Data records:

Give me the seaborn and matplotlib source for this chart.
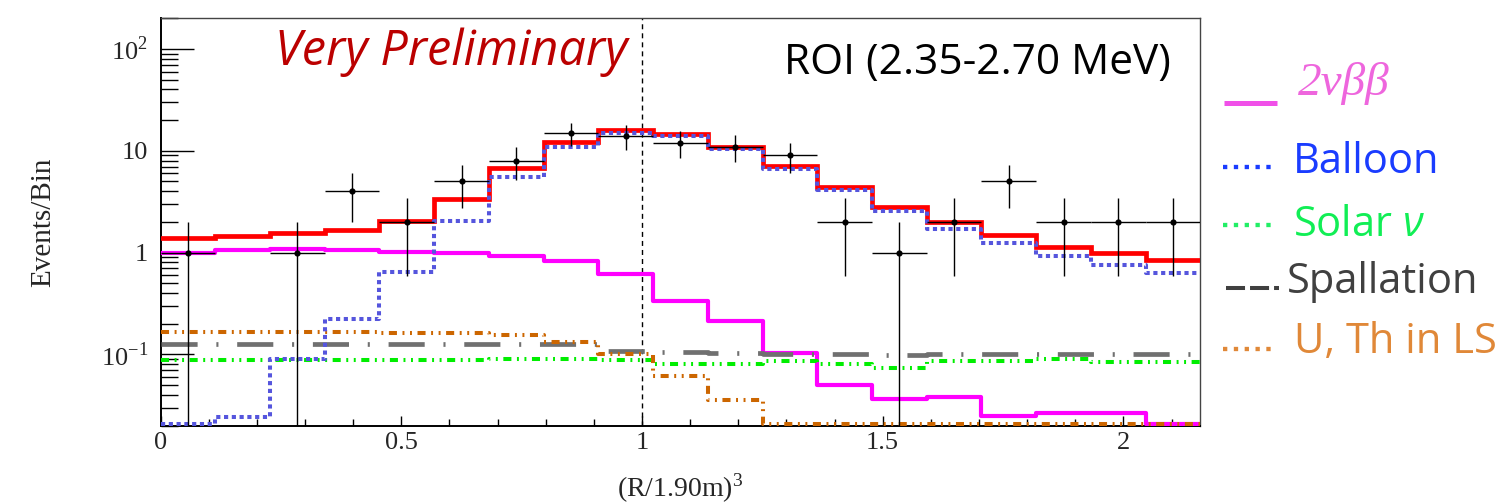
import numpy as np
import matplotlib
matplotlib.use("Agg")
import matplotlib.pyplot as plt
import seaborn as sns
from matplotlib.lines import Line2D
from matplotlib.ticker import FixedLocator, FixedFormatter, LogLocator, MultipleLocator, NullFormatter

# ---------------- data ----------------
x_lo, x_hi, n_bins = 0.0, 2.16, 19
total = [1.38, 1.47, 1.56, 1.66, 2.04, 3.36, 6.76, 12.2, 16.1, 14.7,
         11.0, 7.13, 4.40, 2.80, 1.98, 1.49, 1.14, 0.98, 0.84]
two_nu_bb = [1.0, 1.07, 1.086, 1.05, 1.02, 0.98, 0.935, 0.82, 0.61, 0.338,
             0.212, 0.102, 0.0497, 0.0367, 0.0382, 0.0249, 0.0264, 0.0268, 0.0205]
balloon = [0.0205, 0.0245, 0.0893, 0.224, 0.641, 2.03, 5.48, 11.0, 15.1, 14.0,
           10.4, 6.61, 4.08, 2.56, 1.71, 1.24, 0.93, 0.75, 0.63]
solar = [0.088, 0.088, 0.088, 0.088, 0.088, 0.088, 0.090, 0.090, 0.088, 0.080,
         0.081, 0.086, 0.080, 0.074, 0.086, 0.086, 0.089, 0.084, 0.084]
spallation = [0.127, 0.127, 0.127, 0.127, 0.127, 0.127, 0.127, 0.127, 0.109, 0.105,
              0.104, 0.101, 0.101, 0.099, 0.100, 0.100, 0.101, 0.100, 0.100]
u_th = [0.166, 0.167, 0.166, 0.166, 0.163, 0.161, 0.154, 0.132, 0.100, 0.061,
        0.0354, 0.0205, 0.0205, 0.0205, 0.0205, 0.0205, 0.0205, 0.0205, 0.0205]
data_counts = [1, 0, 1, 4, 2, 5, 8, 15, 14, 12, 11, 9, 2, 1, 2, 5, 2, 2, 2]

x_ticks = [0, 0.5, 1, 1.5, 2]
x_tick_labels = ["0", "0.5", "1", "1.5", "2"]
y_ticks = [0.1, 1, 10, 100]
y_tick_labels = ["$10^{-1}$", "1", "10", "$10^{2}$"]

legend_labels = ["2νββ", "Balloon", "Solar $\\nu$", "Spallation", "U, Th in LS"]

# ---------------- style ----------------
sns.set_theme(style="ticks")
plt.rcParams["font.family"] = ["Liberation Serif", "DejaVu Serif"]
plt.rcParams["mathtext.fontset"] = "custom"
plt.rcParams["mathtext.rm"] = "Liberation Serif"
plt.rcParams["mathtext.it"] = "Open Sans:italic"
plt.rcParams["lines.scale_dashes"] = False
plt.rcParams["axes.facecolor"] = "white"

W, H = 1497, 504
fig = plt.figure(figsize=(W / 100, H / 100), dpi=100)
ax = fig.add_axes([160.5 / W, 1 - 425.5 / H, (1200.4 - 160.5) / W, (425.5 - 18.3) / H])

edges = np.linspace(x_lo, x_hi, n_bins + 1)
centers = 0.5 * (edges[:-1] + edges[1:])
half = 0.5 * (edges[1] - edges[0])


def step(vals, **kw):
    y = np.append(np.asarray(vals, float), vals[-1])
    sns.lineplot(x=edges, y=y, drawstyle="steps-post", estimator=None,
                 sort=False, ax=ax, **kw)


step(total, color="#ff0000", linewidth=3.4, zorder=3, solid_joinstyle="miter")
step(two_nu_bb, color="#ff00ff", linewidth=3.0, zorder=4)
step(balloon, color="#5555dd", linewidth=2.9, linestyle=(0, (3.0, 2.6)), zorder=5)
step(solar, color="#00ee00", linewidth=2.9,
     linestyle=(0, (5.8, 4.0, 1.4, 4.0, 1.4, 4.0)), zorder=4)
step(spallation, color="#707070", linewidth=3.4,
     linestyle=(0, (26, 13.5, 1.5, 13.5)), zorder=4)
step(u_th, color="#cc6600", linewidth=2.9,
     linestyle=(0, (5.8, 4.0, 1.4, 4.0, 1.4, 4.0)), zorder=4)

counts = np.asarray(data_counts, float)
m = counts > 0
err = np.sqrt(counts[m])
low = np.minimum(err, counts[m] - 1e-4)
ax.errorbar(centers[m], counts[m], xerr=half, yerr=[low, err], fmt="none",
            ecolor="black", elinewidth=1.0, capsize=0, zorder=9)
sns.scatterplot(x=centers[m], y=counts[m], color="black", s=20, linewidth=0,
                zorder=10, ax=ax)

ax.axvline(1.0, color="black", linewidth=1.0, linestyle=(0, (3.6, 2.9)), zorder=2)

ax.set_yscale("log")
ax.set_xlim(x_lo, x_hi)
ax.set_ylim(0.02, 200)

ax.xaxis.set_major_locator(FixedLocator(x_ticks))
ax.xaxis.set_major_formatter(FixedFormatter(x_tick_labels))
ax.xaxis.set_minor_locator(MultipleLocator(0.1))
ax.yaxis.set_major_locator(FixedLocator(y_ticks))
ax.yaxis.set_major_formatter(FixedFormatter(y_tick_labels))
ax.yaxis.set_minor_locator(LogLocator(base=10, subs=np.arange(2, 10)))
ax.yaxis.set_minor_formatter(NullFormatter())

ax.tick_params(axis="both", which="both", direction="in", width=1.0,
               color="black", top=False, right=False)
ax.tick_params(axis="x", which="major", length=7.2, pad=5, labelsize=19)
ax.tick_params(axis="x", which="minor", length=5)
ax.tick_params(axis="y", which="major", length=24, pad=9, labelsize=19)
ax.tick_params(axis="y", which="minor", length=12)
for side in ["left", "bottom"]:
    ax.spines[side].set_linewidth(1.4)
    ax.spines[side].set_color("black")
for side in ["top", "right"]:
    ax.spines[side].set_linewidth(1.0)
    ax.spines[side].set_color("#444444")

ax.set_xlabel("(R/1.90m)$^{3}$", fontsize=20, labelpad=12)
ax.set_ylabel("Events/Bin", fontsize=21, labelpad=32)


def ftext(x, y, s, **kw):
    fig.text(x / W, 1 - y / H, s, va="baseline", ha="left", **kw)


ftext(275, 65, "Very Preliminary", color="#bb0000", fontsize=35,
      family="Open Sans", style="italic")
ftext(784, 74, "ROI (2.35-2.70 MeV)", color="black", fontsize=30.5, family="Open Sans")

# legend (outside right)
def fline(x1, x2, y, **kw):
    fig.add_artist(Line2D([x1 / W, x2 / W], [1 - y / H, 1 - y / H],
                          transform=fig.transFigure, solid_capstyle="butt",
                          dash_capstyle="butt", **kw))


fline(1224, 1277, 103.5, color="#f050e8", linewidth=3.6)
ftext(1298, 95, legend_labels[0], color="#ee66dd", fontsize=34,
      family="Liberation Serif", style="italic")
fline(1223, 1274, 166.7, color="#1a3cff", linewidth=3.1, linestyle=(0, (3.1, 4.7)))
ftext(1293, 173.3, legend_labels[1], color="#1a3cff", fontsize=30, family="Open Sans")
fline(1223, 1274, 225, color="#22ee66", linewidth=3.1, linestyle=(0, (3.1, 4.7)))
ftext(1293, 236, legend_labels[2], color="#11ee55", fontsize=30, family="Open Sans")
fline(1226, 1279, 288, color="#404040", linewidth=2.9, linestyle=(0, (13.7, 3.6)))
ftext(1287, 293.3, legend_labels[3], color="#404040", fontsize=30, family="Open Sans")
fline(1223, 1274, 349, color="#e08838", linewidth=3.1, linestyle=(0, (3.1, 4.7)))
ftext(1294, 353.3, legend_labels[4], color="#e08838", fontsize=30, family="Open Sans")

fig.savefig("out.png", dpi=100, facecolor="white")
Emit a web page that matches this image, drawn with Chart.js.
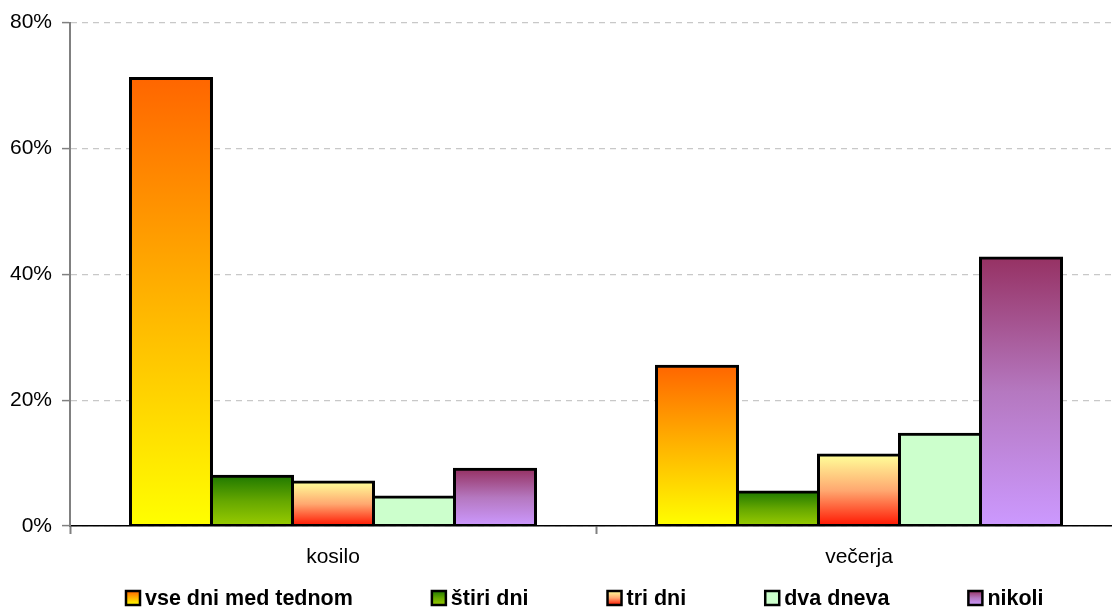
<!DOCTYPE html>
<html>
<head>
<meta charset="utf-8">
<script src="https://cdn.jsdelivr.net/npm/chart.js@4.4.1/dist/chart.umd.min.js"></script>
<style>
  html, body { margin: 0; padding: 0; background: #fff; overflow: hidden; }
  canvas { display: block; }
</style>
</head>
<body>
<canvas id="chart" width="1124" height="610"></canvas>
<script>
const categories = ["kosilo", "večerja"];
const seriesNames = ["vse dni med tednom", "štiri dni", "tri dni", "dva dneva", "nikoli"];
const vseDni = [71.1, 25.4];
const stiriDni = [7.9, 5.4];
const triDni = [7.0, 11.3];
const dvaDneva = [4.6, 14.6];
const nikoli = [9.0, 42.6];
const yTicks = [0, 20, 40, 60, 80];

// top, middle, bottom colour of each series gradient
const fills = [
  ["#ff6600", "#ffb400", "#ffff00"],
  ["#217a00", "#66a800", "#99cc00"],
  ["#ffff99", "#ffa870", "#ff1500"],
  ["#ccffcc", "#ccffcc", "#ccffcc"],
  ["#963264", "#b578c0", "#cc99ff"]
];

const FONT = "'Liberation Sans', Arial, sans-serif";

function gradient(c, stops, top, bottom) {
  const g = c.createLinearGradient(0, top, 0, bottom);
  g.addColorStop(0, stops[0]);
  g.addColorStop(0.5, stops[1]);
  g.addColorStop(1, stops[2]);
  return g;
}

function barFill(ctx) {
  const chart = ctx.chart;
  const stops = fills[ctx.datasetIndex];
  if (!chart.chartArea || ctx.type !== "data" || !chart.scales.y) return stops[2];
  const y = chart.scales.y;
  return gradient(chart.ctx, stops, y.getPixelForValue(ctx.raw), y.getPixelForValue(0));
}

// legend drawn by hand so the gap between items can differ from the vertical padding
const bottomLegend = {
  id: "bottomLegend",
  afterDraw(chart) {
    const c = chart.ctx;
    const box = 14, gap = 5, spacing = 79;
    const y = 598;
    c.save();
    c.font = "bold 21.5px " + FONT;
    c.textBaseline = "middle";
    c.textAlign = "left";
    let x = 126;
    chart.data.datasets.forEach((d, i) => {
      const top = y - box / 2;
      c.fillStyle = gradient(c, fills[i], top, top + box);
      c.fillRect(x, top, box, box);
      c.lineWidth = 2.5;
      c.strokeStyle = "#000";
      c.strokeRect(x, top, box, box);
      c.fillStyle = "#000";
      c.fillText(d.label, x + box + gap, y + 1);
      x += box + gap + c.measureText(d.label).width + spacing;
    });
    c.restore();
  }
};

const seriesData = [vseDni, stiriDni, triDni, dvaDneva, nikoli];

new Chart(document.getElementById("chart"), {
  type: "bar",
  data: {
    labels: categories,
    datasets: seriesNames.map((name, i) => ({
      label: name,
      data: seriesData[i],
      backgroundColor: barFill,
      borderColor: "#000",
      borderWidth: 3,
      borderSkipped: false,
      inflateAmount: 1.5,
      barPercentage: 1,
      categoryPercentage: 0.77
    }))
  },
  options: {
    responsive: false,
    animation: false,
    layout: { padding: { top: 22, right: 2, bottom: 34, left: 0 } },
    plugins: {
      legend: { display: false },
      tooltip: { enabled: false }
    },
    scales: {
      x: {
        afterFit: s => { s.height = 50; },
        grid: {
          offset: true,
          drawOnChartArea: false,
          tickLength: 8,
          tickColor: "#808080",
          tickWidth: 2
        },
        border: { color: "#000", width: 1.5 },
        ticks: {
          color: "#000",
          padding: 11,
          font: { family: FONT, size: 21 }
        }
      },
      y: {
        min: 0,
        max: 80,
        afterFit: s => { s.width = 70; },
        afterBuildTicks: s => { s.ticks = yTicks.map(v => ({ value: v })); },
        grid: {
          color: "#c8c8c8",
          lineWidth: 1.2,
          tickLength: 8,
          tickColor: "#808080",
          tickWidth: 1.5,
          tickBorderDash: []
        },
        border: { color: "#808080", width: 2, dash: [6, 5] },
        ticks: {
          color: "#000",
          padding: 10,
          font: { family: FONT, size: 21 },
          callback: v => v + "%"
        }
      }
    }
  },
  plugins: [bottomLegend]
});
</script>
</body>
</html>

Written task:
Report back each line of the entries that holds the string "seaborn".

Answer for this exercise:
Give me the seaborn and matplotlib source for this chart.
import seaborn as sns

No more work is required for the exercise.